Ukraine has its own arsenals of FPV and long‑range drones, which it has used to hit Russian positions, depots and, increasingly, assets deep inside Russia. The result is a conflict in which both sides are systematically lowering the threshold for what constitutes a target, and where the tools of precision warfare are frequently employed in ways that put civilians back in the crossfire. Each strike on a fuel depot in Rybinsk, a traffic police building in occupied Enerhodar, or a bus stop in Zaporizhzhia blurs the psychological boundary between front and rear for those living under the flight paths.
At the policy level, the Zaporizhzhia attack adds weight to Ukraine’s calls for more robust air defense and counter‑drone systems, not just to protect cities from ballistic and cruise missiles but to detect and neutralize small, low‑flying threats. Western partners have focused on supplying high‑end systems like Patriot and NASAMS to defend key nodes; the growing use of FPV swarms underlines the need for layered defenses that include jamming, radar tuned to small drones, and rules of engagement that account for threats emerging at street level.
For Moscow, such strikes come with reputational and legal risks. Attacks near clearly civilian infrastructure — even if there is an alleged military presence nearby — feed documentation efforts by Ukraine and international bodies gathering evidence for future war‑crimes investigations. They also add to the narrative, inside and outside Ukraine, that Russia is waging a campaign not only against Ukrainian forces but against the conditions of normal life.
Key Takeaways
- Ukrainian regional authorities report that a Russian FPV drone hit near a public transport stop in the Zaporizhzhia district, killing a 44‑year‑old man and injuring a 17‑year‑old boy.

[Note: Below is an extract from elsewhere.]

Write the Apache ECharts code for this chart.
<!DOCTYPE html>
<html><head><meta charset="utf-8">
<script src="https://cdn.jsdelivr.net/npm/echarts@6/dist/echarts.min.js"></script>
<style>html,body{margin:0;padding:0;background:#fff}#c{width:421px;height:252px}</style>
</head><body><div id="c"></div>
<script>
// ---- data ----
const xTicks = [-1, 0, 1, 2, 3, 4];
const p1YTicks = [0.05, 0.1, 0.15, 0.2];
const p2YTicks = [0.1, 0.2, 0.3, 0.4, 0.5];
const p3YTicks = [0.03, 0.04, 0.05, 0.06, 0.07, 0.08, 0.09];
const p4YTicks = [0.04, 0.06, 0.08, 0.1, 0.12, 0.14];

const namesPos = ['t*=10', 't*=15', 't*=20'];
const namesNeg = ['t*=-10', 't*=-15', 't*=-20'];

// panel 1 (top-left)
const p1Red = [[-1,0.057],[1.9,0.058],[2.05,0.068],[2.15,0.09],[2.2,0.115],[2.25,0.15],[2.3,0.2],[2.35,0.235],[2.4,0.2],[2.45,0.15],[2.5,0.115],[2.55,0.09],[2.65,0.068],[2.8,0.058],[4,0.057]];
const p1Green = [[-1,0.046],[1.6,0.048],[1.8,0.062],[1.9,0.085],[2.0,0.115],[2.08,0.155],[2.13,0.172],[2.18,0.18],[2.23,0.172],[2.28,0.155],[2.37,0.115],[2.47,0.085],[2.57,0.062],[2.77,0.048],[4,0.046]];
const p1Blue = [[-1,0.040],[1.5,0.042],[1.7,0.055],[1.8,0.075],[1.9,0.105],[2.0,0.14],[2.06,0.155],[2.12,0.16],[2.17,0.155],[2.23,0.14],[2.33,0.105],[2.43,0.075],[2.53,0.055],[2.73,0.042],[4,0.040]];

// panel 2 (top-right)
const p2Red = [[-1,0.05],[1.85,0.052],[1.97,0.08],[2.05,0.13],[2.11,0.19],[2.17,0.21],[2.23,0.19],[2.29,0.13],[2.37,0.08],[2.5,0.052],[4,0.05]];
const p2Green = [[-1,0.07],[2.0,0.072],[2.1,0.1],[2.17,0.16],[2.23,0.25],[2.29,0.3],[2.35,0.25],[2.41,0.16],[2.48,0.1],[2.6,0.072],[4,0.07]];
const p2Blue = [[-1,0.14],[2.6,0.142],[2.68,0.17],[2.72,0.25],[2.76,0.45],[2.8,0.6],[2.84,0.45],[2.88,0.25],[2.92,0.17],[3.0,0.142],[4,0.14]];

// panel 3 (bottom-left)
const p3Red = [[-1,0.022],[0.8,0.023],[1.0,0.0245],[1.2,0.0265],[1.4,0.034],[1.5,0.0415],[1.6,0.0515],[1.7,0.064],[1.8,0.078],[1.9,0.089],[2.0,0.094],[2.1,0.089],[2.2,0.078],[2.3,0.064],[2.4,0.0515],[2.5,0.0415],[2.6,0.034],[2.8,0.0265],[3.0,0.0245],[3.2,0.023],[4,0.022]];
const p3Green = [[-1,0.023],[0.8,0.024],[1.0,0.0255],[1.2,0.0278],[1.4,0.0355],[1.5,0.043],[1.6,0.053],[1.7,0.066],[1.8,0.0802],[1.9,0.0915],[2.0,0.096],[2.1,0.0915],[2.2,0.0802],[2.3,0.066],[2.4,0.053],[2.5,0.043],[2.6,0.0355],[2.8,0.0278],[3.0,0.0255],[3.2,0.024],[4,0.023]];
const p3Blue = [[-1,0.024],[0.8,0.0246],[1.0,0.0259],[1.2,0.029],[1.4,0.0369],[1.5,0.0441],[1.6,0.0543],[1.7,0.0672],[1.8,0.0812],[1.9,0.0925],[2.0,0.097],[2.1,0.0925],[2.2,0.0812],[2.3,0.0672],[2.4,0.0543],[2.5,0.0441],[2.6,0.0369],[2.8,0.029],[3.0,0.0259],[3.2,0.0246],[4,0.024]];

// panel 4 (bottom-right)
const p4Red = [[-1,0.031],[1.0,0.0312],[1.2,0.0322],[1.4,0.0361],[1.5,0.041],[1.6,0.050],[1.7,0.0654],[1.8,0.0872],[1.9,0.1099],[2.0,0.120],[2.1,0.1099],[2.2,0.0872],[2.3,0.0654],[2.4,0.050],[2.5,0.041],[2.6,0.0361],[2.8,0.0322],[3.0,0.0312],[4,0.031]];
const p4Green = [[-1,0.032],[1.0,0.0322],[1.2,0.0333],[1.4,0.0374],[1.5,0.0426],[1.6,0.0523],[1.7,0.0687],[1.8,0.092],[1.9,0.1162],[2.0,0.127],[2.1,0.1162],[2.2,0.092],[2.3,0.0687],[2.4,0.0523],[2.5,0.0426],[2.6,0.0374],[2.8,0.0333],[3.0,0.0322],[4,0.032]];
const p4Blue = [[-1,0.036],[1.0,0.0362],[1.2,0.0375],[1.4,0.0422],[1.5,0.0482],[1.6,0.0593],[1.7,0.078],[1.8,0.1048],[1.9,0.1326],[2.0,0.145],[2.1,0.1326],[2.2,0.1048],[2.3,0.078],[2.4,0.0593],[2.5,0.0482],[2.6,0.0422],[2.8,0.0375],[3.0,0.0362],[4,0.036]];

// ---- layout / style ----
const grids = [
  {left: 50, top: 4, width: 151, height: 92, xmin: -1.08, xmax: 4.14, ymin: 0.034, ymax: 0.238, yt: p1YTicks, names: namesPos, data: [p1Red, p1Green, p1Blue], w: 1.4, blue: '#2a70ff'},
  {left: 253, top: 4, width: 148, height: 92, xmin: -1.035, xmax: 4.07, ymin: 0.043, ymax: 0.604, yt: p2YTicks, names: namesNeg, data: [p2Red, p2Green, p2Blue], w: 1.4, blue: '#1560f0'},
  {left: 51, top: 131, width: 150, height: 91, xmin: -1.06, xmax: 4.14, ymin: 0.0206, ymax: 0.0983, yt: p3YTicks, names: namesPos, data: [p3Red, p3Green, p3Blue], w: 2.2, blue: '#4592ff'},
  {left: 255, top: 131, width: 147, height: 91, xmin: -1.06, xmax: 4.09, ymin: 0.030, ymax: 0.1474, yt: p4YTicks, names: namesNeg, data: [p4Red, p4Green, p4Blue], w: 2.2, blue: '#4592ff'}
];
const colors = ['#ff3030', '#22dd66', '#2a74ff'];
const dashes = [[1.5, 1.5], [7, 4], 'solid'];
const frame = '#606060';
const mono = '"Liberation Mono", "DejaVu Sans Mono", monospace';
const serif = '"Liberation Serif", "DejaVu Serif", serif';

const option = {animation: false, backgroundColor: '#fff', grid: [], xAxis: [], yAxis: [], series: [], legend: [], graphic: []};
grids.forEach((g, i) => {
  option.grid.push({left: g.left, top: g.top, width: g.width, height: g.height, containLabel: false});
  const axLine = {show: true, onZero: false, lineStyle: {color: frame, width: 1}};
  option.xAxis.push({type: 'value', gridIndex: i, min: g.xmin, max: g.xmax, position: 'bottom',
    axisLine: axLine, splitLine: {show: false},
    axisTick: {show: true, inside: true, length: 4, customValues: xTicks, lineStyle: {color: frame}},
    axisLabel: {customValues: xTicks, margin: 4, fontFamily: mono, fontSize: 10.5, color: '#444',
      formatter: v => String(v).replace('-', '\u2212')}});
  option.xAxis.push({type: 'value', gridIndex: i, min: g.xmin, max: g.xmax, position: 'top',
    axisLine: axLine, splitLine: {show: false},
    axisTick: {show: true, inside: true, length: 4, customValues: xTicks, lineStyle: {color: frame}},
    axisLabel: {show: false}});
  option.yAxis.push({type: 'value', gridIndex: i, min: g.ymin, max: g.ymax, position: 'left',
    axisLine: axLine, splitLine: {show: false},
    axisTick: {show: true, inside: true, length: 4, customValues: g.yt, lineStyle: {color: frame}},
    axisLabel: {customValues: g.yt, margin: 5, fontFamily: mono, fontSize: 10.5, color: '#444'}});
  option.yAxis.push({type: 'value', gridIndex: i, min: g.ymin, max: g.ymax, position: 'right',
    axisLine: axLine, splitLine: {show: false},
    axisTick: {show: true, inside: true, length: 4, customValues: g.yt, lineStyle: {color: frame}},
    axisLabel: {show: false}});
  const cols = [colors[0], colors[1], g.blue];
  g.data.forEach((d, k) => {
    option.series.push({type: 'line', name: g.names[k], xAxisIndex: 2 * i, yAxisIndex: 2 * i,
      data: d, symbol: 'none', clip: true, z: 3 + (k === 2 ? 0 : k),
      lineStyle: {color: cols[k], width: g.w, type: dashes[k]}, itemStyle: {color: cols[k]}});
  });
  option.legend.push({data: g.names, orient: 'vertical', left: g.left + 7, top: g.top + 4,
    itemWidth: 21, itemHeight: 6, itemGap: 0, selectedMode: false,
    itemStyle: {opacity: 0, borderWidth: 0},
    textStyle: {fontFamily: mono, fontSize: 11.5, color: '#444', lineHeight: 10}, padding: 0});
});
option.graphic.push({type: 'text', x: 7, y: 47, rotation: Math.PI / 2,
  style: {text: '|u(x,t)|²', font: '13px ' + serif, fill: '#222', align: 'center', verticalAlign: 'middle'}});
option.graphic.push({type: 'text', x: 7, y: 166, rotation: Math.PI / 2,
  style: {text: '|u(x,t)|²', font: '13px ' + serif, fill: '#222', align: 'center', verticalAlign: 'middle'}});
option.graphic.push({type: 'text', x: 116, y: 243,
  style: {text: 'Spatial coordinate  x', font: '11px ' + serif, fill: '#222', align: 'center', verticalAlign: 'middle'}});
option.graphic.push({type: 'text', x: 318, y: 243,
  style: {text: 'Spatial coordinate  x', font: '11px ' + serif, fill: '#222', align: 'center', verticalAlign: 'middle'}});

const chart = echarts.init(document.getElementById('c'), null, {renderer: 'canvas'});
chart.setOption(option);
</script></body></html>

- FPV drones give operators real‑time control and precision, making everyday civilian locations like bus stops vulnerable if used without strict targeting discipline.
- The attack contributes to a climate in which few public spaces in frontline regions can be considered safe.
- Both Russia and Ukraine are increasingly using drones to strike targets beyond the immediate front, blurring the line between military and civilian spaces.
- The incident strengthens Ukraine’s case for more comprehensive counter‑drone and air defense support from Western partners.
Outlook & Way Forward
Unless there is a political or technical constraint on the use of FPV drones, their role in the war is likely to grow, not shrink. They offer both sides a low‑cost way to harass logistics, front‑line positions and, as this case shows, the broader civilian environment. That will keep pressure on Ukraine and its allies to innovate in electronic warfare, early warning and protective infrastructure for public spaces.
Internationally, documentation of attacks on clearly civilian sites will continue to feed legal and diplomatic efforts to hold perpetrators accountable. Whether those efforts have a deterrent effect in the short term is uncertain; so far, both sides see drones as indispensable tools in a grinding conflict. For residents of places like Zaporizhzhia, the more immediate concern is adapting daily routines — from how they commute to where they gather — in a landscape where the next weapon may be the size of a backpack and almost impossible to hear before it hits.